◆ Aim of the task
Will you write out the data exactly, excluding every picture?

Figure scripts
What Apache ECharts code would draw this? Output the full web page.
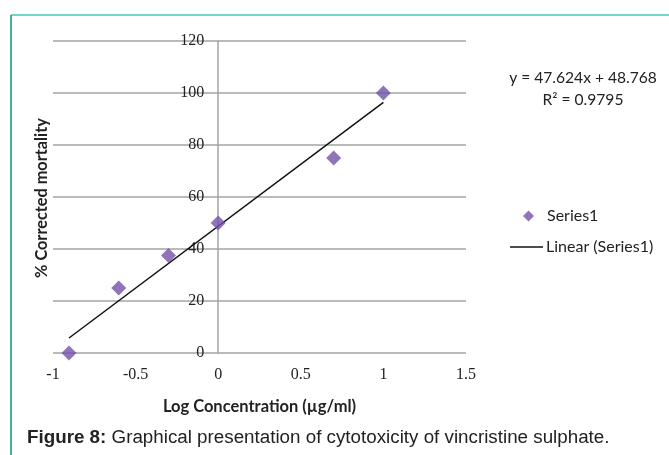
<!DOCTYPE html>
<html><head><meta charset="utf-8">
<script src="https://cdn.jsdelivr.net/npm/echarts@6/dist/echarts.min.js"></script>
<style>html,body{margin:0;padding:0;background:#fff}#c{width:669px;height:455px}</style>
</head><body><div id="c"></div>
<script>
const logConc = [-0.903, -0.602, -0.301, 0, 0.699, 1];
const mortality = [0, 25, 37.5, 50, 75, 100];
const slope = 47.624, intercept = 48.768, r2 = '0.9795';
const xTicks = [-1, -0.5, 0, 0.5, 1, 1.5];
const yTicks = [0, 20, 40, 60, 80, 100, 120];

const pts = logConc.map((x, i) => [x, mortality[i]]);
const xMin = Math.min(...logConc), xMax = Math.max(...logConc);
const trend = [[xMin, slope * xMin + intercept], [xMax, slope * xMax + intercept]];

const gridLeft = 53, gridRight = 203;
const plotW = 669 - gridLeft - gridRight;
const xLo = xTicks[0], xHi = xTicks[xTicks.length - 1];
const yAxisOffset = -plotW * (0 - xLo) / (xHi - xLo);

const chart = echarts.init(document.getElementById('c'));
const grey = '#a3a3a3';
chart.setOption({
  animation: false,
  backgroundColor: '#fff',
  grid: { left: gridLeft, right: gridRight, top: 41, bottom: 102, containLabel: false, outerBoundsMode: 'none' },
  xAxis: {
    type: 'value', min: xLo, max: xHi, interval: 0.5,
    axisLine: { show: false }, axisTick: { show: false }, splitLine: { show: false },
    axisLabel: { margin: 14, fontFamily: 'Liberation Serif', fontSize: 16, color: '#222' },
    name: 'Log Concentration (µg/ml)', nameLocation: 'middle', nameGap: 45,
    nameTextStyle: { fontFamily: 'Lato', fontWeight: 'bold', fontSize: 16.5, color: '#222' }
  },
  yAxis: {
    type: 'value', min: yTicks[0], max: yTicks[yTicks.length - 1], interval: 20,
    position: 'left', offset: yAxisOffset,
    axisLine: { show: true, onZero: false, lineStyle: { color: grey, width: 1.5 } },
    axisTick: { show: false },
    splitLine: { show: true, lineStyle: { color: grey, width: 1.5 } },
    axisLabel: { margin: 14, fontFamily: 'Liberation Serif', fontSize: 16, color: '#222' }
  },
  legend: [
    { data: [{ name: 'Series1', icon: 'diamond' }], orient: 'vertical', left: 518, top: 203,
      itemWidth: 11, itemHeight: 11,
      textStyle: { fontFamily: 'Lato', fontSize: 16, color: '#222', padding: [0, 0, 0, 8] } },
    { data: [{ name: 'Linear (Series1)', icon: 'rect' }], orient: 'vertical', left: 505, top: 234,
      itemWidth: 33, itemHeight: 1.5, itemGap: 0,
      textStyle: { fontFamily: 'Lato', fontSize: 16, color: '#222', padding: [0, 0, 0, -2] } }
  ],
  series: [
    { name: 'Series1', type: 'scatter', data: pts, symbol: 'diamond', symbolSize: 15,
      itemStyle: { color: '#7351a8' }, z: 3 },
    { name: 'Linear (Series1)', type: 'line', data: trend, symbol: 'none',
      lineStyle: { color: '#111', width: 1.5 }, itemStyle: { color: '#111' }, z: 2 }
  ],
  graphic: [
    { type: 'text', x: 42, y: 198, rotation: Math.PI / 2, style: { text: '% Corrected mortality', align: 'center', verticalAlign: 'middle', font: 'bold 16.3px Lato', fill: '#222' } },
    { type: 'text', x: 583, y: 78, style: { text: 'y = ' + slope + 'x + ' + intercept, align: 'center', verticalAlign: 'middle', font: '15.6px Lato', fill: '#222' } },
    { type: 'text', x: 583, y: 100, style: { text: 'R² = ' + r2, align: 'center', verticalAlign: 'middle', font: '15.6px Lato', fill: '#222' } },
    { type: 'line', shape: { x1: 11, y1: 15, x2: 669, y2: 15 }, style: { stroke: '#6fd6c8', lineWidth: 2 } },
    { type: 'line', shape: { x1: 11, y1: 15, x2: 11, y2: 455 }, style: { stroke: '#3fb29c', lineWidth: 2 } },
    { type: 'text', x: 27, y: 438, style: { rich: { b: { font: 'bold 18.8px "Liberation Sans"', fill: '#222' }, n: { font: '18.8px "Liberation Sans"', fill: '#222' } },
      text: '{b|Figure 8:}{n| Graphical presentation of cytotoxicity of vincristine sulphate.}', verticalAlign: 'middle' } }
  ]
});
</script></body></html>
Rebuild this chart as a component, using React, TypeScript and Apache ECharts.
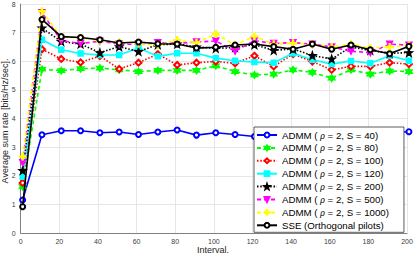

◆ Result for this exercise
What Apache ECharts code would draw this? Output the full web page.
<!DOCTYPE html>
<html><head><meta charset="utf-8">
<script src="https://cdn.jsdelivr.net/npm/echarts@6/dist/echarts.min.js"></script>
<style>html,body{margin:0;padding:0;background:#fff}#c{width:669px;height:455px}</style>
</head><body><div id="c"></div>
<script>
const logConc = [-0.903, -0.602, -0.301, 0, 0.699, 1];
const mortality = [0, 25, 37.5, 50, 75, 100];
const slope = 47.624, intercept = 48.768, r2 = '0.9795';
const xTicks = [-1, -0.5, 0, 0.5, 1, 1.5];
const yTicks = [0, 20, 40, 60, 80, 100, 120];

const pts = logConc.map((x, i) => [x, mortality[i]]);
const xMin = Math.min(...logConc), xMax = Math.max(...logConc);
const trend = [[xMin, slope * xMin + intercept], [xMax, slope * xMax + intercept]];

const gridLeft = 53, gridRight = 203;
const plotW = 669 - gridLeft - gridRight;
const xLo = xTicks[0], xHi = xTicks[xTicks.length - 1];
const yAxisOffset = -plotW * (0 - xLo) / (xHi - xLo);

const chart = echarts.init(document.getElementById('c'));
const grey = '#a3a3a3';
chart.setOption({
  animation: false,
  backgroundColor: '#fff',
  grid: { left: gridLeft, right: gridRight, top: 41, bottom: 102, containLabel: false, outerBoundsMode: 'none' },
  xAxis: {
    type: 'value', min: xLo, max: xHi, interval: 0.5,
    axisLine: { show: false }, axisTick: { show: false }, splitLine: { show: false },
    axisLabel: { margin: 14, fontFamily: 'Liberation Serif', fontSize: 16, color: '#222' },
    name: 'Log Concentration (µg/ml)', nameLocation: 'middle', nameGap: 45,
    nameTextStyle: { fontFamily: 'Lato', fontWeight: 'bold', fontSize: 16.5, color: '#222' }
  },
  yAxis: {
    type: 'value', min: yTicks[0], max: yTicks[yTicks.length - 1], interval: 20,
    position: 'left', offset: yAxisOffset,
    axisLine: { show: true, onZero: false, lineStyle: { color: grey, width: 1.5 } },
    axisTick: { show: false },
    splitLine: { show: true, lineStyle: { color: grey, width: 1.5 } },
    axisLabel: { margin: 14, fontFamily: 'Liberation Serif', fontSize: 16, color: '#222' }
  },
  legend: [
    { data: [{ name: 'Series1', icon: 'diamond' }], orient: 'vertical', left: 518, top: 203,
      itemWidth: 11, itemHeight: 11,
      textStyle: { fontFamily: 'Lato', fontSize: 16, color: '#222', padding: [0, 0, 0, 8] } },
    { data: [{ name: 'Linear (Series1)', icon: 'rect' }], orient: 'vertical', left: 505, top: 234,
      itemWidth: 33, itemHeight: 1.5, itemGap: 0,
      textStyle: { fontFamily: 'Lato', fontSize: 16, color: '#222', padding: [0, 0, 0, -2] } }
  ],
  series: [
    { name: 'Series1', type: 'scatter', data: pts, symbol: 'diamond', symbolSize: 15,
      itemStyle: { color: '#7351a8' }, z: 3 },
    { name: 'Linear (Series1)', type: 'line', data: trend, symbol: 'none',
      lineStyle: { color: '#111', width: 1.5 }, itemStyle: { color: '#111' }, z: 2 }
  ],
  graphic: [
    { type: 'text', x: 42, y: 198, rotation: Math.PI / 2, style: { text: '% Corrected mortality', align: 'center', verticalAlign: 'middle', font: 'bold 16.3px Lato', fill: '#222' } },
    { type: 'text', x: 583, y: 78, style: { text: 'y = ' + slope + 'x + ' + intercept, align: 'center', verticalAlign: 'middle', font: '15.6px Lato', fill: '#222' } },
    { type: 'text', x: 583, y: 100, style: { text: 'R² = ' + r2, align: 'center', verticalAlign: 'middle', font: '15.6px Lato', fill: '#222' } },
    { type: 'line', shape: { x1: 11, y1: 15, x2: 669, y2: 15 }, style: { stroke: '#6fd6c8', lineWidth: 2 } },
    { type: 'line', shape: { x1: 11, y1: 15, x2: 11, y2: 455 }, style: { stroke: '#3fb29c', lineWidth: 2 } },
    { type: 'text', x: 27, y: 438, style: { rich: { b: { font: 'bold 18.8px "Liberation Sans"', fill: '#222' }, n: { font: '18.8px "Liberation Sans"', fill: '#222' } },
      text: '{b|Figure 8:}{n| Graphical presentation of cytotoxicity of vincristine sulphate.}', verticalAlign: 'middle' } }
  ]
});
</script></body></html>
Rebuild this chart as a component, using React, TypeScript and Apache ECharts.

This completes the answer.